The best advice I've ever received in ministry came from a Pastor from Flint who told me, "Some people put me way up here on a pedestal. Others," he said, moving his hand down close to the floor, "put me down here. The truth is, I'm not as good as some say I am, and I'm not as bad as others claim."
He's right. For the majority of us in ministry, the truth lies somewhere in the middle. I reminded myself of that this morning when a parishoner stopped me after services, shook my hand vigorously and said, "Pastor, that was your best sermon ever. I just had to tell you."
Okay... but frankly I thought it fell somewhere short of mediocre. I struggled this week with the subject, and eventually decided on "City on a Hill" from the book of Matthew. I prayed, I studied, cross-referenced, prayed some more and did the best I could. Trusting that God's word doesn't return void, I placed my best effort in His hands. Apparently God had something important to say, and through my human efforts, He said it. That never ever ceases to amaze me. Ask me what my favorite sermon is, and I wouldn't hesitate to answer. It was a message I toiled over, prayed over, and lost sleep over called, "To Build A Wall." In my mind, that sermon was a home run. Yeah, in MY mind. The response was somewhat, well... mediocre.

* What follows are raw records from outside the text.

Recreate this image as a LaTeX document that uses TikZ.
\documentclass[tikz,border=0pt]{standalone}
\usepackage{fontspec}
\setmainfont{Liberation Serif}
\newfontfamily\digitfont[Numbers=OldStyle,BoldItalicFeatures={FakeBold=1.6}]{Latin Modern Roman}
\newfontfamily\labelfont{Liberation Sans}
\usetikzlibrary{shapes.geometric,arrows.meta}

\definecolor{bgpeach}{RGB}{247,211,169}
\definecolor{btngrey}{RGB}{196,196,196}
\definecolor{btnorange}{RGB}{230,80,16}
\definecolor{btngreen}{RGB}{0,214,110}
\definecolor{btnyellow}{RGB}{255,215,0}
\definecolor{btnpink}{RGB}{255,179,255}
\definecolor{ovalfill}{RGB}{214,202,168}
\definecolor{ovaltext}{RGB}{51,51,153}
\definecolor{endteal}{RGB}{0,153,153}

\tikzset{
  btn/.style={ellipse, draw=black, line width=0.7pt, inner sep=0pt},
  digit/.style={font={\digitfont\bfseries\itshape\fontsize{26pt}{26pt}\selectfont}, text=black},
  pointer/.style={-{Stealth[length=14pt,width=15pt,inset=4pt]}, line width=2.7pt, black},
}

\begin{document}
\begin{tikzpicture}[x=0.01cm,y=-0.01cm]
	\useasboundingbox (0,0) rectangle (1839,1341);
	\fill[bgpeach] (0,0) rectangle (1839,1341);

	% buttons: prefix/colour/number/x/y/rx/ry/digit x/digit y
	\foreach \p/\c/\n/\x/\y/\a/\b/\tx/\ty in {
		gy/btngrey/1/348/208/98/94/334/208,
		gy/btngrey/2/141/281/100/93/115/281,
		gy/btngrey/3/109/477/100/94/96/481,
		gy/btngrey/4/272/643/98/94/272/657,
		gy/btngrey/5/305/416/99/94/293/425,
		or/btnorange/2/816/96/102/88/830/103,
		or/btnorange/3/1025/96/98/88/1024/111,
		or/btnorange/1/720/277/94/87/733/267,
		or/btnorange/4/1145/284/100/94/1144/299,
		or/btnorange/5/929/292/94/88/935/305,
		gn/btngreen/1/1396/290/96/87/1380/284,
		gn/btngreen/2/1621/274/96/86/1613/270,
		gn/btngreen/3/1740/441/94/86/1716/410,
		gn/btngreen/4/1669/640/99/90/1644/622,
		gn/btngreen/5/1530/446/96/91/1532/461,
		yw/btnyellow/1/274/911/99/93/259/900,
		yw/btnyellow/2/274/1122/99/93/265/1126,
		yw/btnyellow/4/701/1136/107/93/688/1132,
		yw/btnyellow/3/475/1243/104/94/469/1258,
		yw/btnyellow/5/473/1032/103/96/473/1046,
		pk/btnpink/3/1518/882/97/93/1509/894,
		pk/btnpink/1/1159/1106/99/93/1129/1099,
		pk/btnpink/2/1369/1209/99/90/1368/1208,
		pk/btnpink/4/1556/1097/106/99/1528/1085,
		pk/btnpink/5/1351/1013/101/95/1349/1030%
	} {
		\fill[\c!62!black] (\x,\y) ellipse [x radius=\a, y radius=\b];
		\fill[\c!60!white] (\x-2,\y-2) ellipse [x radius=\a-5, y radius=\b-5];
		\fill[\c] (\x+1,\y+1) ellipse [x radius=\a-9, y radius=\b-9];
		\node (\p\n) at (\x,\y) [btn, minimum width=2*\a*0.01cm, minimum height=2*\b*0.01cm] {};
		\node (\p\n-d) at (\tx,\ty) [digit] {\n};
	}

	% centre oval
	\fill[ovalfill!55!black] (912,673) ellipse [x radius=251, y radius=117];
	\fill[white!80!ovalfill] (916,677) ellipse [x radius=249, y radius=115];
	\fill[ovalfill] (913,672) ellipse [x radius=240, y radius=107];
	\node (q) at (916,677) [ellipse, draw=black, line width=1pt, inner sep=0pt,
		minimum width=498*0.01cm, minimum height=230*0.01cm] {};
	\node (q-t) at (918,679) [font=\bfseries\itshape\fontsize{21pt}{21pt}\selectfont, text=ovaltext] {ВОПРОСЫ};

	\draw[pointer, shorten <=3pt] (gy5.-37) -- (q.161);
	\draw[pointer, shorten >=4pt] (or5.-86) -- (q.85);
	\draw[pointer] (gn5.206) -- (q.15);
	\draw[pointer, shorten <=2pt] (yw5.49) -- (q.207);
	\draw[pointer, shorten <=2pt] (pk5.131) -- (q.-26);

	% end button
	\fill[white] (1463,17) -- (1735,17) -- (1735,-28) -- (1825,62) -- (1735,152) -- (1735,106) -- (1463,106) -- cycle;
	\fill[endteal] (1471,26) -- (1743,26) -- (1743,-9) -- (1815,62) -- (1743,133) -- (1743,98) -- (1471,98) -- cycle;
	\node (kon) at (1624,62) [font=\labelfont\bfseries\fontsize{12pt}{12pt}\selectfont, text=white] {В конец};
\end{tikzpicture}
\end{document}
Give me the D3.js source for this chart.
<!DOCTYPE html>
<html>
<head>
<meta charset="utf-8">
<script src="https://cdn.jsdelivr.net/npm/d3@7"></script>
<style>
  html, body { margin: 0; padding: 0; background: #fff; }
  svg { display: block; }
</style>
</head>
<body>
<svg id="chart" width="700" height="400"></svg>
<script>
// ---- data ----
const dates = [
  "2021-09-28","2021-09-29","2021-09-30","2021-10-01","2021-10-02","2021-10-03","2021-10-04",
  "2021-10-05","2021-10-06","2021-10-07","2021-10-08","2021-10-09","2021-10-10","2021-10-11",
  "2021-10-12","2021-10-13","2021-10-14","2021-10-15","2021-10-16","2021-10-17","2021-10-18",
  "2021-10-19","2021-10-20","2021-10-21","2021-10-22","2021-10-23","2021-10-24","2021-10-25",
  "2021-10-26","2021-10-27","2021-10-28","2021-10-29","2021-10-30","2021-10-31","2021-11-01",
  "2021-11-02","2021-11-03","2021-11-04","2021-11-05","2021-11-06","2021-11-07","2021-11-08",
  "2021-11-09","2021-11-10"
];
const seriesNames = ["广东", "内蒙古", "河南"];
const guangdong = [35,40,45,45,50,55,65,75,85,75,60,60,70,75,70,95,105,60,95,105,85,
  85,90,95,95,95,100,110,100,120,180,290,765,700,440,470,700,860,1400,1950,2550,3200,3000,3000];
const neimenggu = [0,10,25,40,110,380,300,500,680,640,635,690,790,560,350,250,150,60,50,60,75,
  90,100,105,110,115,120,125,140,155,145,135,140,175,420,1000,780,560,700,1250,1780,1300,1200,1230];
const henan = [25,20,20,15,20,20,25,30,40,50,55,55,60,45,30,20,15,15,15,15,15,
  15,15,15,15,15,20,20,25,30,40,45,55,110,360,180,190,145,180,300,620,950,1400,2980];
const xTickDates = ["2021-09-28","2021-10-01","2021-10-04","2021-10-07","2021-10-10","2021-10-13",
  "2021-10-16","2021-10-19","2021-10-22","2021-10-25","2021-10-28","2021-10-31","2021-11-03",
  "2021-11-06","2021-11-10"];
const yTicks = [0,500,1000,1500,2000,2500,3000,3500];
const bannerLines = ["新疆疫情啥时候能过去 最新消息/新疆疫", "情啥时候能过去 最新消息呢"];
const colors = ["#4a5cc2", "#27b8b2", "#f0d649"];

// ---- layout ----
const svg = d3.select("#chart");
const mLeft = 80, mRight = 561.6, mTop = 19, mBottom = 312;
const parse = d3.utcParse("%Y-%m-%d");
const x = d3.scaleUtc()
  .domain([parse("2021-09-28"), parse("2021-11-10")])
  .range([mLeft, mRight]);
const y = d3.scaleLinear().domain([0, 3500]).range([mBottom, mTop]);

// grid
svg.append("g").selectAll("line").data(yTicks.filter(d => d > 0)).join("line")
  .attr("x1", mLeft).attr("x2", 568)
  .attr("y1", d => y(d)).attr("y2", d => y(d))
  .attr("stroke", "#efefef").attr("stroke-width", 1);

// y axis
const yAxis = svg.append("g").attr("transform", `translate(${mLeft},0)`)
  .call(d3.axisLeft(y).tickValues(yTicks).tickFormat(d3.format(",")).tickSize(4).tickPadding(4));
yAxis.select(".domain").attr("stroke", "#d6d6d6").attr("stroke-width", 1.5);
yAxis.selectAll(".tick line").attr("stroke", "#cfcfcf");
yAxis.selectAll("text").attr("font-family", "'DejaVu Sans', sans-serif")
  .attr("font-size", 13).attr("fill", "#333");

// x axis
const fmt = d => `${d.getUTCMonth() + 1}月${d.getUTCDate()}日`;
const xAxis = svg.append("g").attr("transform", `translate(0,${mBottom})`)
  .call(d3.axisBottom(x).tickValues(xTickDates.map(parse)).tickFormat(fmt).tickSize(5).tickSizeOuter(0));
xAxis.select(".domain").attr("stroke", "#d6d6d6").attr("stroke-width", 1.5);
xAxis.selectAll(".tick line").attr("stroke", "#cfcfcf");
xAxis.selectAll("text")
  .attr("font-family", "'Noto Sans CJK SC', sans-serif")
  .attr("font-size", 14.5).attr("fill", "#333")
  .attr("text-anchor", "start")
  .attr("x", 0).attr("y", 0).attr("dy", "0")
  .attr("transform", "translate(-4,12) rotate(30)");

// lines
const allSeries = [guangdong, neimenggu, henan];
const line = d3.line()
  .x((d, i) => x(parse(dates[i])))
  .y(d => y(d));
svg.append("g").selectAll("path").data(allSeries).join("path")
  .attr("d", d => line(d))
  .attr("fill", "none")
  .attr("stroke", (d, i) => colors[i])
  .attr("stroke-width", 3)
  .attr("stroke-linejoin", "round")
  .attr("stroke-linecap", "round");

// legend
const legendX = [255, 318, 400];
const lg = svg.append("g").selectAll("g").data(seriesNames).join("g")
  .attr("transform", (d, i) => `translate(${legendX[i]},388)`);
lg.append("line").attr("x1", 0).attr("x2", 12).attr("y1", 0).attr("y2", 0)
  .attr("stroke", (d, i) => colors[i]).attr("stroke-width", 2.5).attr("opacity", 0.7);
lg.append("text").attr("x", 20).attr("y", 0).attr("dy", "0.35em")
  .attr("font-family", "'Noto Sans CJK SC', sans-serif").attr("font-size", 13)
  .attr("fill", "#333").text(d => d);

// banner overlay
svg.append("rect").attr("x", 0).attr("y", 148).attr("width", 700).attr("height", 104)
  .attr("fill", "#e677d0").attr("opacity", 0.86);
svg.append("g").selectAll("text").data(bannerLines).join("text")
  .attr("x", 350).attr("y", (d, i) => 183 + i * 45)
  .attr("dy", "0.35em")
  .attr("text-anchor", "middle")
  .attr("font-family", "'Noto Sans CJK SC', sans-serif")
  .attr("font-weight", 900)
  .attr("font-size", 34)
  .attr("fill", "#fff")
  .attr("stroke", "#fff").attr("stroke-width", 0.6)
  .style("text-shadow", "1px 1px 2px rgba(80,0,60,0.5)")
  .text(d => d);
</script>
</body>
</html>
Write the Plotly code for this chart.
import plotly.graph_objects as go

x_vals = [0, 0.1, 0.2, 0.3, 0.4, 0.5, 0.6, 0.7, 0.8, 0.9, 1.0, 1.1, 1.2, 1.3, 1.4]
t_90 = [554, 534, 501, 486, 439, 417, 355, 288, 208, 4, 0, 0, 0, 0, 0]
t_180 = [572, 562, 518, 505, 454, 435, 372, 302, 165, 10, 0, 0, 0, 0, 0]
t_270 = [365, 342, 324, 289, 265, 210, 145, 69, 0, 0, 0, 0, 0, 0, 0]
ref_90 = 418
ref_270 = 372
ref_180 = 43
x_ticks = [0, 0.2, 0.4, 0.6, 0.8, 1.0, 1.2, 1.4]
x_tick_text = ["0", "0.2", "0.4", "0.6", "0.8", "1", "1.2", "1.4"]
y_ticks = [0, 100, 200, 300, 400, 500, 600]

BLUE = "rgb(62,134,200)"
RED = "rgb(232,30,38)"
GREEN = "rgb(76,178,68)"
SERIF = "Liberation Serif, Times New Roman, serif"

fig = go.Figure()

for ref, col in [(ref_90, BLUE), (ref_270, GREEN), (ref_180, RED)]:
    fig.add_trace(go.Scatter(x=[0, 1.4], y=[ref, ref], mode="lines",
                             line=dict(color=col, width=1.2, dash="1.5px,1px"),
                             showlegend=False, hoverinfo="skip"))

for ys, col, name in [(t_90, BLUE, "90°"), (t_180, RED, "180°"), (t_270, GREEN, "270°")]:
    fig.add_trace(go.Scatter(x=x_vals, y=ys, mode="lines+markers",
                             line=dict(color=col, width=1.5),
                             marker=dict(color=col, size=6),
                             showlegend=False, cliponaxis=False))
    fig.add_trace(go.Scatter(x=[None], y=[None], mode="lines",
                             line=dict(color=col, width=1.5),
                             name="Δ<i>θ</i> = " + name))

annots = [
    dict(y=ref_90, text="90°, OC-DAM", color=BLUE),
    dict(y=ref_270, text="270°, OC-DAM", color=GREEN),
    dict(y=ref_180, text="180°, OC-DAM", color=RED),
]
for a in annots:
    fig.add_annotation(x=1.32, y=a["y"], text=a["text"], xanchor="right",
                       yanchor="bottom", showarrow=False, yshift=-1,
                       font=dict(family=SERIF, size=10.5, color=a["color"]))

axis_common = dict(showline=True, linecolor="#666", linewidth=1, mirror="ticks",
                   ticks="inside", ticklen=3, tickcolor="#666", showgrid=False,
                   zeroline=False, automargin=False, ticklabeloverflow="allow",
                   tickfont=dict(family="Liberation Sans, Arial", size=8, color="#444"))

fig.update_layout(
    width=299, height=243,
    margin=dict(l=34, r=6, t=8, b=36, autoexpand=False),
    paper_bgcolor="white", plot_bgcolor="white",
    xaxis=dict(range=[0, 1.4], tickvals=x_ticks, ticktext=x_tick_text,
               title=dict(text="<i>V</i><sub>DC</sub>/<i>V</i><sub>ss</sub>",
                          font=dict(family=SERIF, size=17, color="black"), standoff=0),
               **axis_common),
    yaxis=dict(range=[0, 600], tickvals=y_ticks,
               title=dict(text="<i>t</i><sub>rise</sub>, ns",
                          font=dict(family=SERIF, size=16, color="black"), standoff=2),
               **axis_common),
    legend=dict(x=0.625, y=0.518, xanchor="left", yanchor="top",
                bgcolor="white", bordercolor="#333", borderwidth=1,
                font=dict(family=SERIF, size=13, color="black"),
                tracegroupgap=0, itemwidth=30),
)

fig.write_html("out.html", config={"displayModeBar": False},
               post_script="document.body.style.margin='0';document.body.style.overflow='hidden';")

I have a habit of garbling my speech, making up some crazy new words, and digging myself into embarrassing holes, while the congregation has a good laugh as I try (sometimes in vain) to claw my way out. Yet somehow, some way, God manages to touch lives. He's good like that. He uses extremely imperfect people to work out His perfect plans.
Only my God is that good. Only He deserves to be way up there on that pedestal.